Is crypto market cap important?
- Market cap is important for comparing the relative size of cryptocurrencies, evaluating the performance of a specific coin, measuring potential growth, and as a measure of risk.
- Cryptocurrencies are classified by their market cap as large-cap, mid-cap, and small-cap.
- However, it can be misleading as it does not provide a complete picture of the cryptocurrency.
- Market cap can be artificially boosted by hype, price manipulation, supply manipulation, fake trading volume, and fake recommendations and misinformation.
As this article was being finalized for publication, the global crypto market capitalization was just shy of $1 trillion dollars, $994 billion to be exact.
That's a big number... and an exciting number, but why is the crypto market cap more than meets the eye?
What is a crypto market cap?
Crypto market capitalization — or "market cap" — represents the overall value of a specific cryptoasset in circulation, computed by multiplying the total number of coins by the current market price of a single coin.
The global cryptocurrency market also has a market cap, which is the combined market cap of all crytocurrencies.
The relevance of the crypto market cap is still debated, with some arguing it can lead to less-informed decisions, as it is dissimilar to its stock market counterpart. However, market cap is essential to understand when making crypto investment decisions.
Why is crypto market cap important?
Crypto market cap is important for five reasons:
- Comparison: Market cap serves as a metric for comparing the relative size of various cryptocurrencies, with a higher market capitalization generally indicating wider adoption and a larger user base.
- Health & Growth: Market cap is as an indicator of the overall health and growth of the cryptocurrency and market, with an increase in market capitalization potentially signaling rising investor interest and adoption.
- Potential: Market cap can be a measure of a cryptocurrency's potential for future growth, as a higher market capitalization generally indicates a greater level of investment, thereby potentially indicating an increased potential for growth.
- A Measure of Risk: Market capitalization can also be utilized as a measure of risk, as a higher market capitalization generally suggests a more established investment and, thus, a lower level of risk.
- Coin & Market Performance: Market capitalization can also be used to evaluate the performance of a specific coin in relation to others, thereby facilitating the identification of trends and potential investment opportunities.
How can a crypto market cap be misleading?
While market capitalization is a commonly used metric, it should be considered in conjunction with other factors as it does not provide a complete picture of the cryptocurrency.
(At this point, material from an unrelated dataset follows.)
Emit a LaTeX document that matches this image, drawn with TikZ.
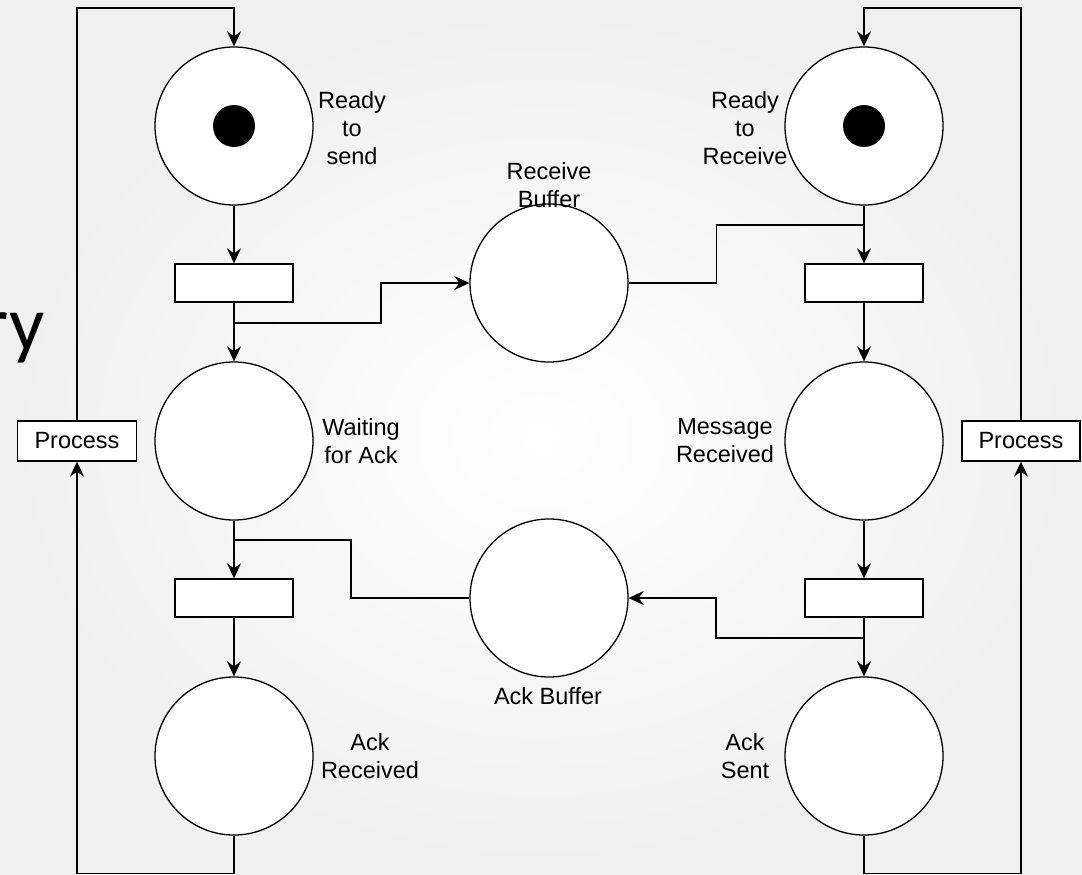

Crypto market caps can confuse new investors, who might think it means that an equal amount of funds has been invested into the coin. But this isn't necessarily true; let's say a coin has a market cap of $100 million, but only $5 million has been invested. If the coin collapses, its market cap will go from $100 million to zero, but investors have actually lost only $55 million.
How can a cryptocurrency artificially boost its market cap?
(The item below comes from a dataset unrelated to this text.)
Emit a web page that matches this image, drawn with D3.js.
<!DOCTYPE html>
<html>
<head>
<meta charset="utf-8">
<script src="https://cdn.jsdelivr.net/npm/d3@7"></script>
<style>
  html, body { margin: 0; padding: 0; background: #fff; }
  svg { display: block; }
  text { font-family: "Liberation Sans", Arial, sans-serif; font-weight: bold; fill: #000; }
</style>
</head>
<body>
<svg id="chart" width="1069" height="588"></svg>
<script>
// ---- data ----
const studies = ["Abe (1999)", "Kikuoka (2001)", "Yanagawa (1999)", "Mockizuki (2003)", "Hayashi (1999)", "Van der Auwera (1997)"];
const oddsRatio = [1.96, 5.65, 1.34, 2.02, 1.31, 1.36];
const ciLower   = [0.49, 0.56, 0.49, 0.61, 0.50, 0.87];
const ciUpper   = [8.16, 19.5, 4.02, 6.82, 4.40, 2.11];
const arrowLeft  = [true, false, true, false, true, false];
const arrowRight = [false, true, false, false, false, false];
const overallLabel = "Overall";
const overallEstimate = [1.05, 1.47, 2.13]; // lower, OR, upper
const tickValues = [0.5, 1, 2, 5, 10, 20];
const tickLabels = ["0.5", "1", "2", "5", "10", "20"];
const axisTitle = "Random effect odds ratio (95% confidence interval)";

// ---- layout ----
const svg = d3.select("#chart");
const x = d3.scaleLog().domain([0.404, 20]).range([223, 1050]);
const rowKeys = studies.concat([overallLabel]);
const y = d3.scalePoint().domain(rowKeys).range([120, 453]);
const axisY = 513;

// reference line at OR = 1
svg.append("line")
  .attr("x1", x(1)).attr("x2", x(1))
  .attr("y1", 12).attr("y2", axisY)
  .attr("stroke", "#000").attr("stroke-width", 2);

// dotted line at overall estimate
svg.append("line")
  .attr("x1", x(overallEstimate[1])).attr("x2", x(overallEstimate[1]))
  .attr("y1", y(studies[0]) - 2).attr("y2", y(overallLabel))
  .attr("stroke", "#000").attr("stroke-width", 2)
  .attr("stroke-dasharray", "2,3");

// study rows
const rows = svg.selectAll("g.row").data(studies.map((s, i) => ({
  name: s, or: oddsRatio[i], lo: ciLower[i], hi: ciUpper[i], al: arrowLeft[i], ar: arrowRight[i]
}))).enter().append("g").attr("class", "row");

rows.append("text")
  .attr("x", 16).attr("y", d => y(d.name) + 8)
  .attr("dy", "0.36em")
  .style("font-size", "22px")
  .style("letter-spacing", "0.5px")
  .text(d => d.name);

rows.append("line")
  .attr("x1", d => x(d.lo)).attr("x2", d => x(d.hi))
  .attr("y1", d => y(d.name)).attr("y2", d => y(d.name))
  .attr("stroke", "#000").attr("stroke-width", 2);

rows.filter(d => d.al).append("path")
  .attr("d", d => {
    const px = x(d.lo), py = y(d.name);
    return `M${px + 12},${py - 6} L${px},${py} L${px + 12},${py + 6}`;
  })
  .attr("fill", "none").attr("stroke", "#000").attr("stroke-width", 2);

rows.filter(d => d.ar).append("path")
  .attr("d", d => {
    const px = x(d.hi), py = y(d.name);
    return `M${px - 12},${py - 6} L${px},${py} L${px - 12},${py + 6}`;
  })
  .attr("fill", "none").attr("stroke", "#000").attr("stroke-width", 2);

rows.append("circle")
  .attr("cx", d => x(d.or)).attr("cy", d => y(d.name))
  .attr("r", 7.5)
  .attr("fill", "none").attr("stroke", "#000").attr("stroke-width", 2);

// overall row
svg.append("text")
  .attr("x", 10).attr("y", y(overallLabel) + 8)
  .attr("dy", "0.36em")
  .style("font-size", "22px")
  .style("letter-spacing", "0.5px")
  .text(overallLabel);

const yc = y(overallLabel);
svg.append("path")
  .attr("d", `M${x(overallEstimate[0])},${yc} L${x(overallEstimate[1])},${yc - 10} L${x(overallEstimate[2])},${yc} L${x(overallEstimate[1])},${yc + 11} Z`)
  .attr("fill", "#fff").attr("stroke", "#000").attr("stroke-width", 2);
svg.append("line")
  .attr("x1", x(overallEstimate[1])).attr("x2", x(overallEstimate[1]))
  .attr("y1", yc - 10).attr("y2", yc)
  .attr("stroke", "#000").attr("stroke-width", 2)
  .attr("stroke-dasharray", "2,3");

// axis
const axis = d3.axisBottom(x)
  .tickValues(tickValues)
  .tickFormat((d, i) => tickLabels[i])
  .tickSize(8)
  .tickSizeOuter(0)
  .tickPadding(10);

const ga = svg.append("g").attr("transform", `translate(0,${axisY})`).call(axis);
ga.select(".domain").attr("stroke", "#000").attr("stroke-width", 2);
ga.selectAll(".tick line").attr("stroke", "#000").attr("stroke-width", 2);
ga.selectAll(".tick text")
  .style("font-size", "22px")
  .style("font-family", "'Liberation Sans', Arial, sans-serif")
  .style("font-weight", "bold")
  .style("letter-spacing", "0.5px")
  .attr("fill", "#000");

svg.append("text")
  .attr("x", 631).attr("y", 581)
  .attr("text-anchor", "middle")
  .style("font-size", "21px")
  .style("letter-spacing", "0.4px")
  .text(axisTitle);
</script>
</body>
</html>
Artificial inflation of market capitalizations for coins and projects can be used to manipulate the cryptocurrency ecosystem.
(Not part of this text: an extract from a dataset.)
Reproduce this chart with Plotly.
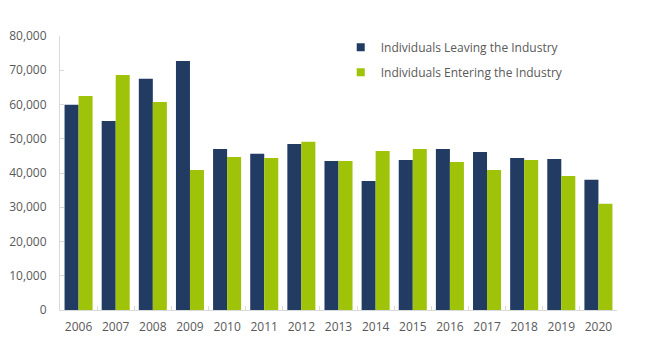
import plotly.graph_objects as go

years = ["2006", "2007", "2008", "2009", "2010", "2011", "2012", "2013",
         "2014", "2015", "2016", "2017", "2018", "2019", "2020"]
leaving = [59900, 55200, 67500, 72700, 47000, 45600, 48500, 43500,
           37700, 43800, 47000, 46100, 44400, 44100, 38000]
entering = [62500, 68600, 60700, 40900, 44700, 44400, 49100, 43500,
            46400, 47000, 43200, 40900, 43800, 39100, 31000]

name_leave = "Individuals Leaving the Industry"
name_enter = "Individuals Entering the Industry"
navy = "#223B63"
green = "#9FC309"
grey_text = "#595959"
axis_grey = "#D9D9D9"

fig = go.Figure()
fig.add_trace(go.Bar(x=years, y=leaving, name=name_leave, marker_color=navy,
                     marker_line_width=0, showlegend=False))
fig.add_trace(go.Bar(x=years, y=entering, name=name_enter, marker_color=green,
                     marker_line_width=0, showlegend=False))
# legend entries with small square markers
fig.add_trace(go.Scatter(x=[None], y=[None], mode="markers", name=name_leave,
                         marker=dict(symbol="square", size=8, color=navy),
                         legendgroup="a"))
fig.add_trace(go.Scatter(x=[None], y=[None], mode="markers", name=name_enter,
                         marker=dict(symbol="square", size=8, color=green),
                         legendgroup="b"))

fig.update_layout(
    width=658, height=339,
    margin=dict(l=60, r=41, t=36, b=29),
    paper_bgcolor="white", plot_bgcolor="white",
    barmode="group", bargap=0.245, bargroupgap=0,
    font=dict(family="Open Sans", size=12, color=grey_text),
    legend=dict(x=0.504, y=1.012, xanchor="left", yanchor="top",
                bgcolor="rgba(0,0,0,0)", traceorder="grouped",
                tracegroupgap=6, itemwidth=30,
                font=dict(size=12, color=grey_text)),
    xaxis=dict(type="category", showgrid=False, showline=True,
               linecolor=axis_grey, linewidth=1, ticks="inside",
               tickson="boundaries", ticklen=4, tickcolor=axis_grey,
               ticklabelstandoff=6, automargin=False),
    yaxis=dict(range=[0, 80000], dtick=10000, tickformat=",",
               showgrid=False, showline=True, linecolor=axis_grey,
               linewidth=1, ticks="inside", ticklen=4, tickcolor=axis_grey,
               zeroline=False, ticklabelstandoff=10, automargin=False),
)

fig.write_html("out.html")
The five most common practices are:
- Hype: Some project owners use bots, fake accounts, celebrities, and “FOMO” to generate buzz on social media, which can attract investors and lead to an increase in price and market capitalization.
- Price Manipulation: Market participants may use "pump-and-dump" schemes to artificially boost the price of a coin. In these schemes, a high volume of buy orders is sent to create the impression of interest in a project/coin, leading to a real increase in price and market capitalization.
- Supply Manipulation: Token owners can influence the market capitalization of their projects by manipulating the circulating supply. This can be achieved through frequent token emissions, releasing a large initial issue, or airdropping coins into user wallets.
- Fake Trading Volume: Some token owners send fake volume to exchanges to make their projects appear more attractive to investors. Higher volume indicates greater interest in a project and more liquidity, which can lead to an increase in market capitalization.
- Fake Recommendations & Misinformation: Some projects pay review sites for positive reviews and recommendations. Additionally, false information may be disseminated during "pumping" phases to attract more investors and increase market capitalization.
It is important to note that these practices are unethical and may be illegal. Investors should conduct thorough research and due diligence before investing in any cryptocurrency or digital asset project.
How are cryptocurrencies are classified by their market cap?
- Large-cap cryptocurrencies, like Bitcoin (BTC) and Ethereum (ETH), which have a market capitalization of over $10 billion, are considered lower-risk investments due to their established history of growth and higher liquidity, allowing for a greater volume of trading activity without significant price fluctuation.
- Mid-cap cryptocurrencies, with market capitalizations between $1 billion and $10 billion, are perceived as having a higher potential for growth, yet also carry a higher level of risk, as compared to large-cap cryptocurrencies.
- Small-cap cryptocurrencies, which have market capitalizations below $1 billion, are most susceptible to significant price fluctuations due to market sentiment, and, therefore, may carry a higher degree of risk for investors.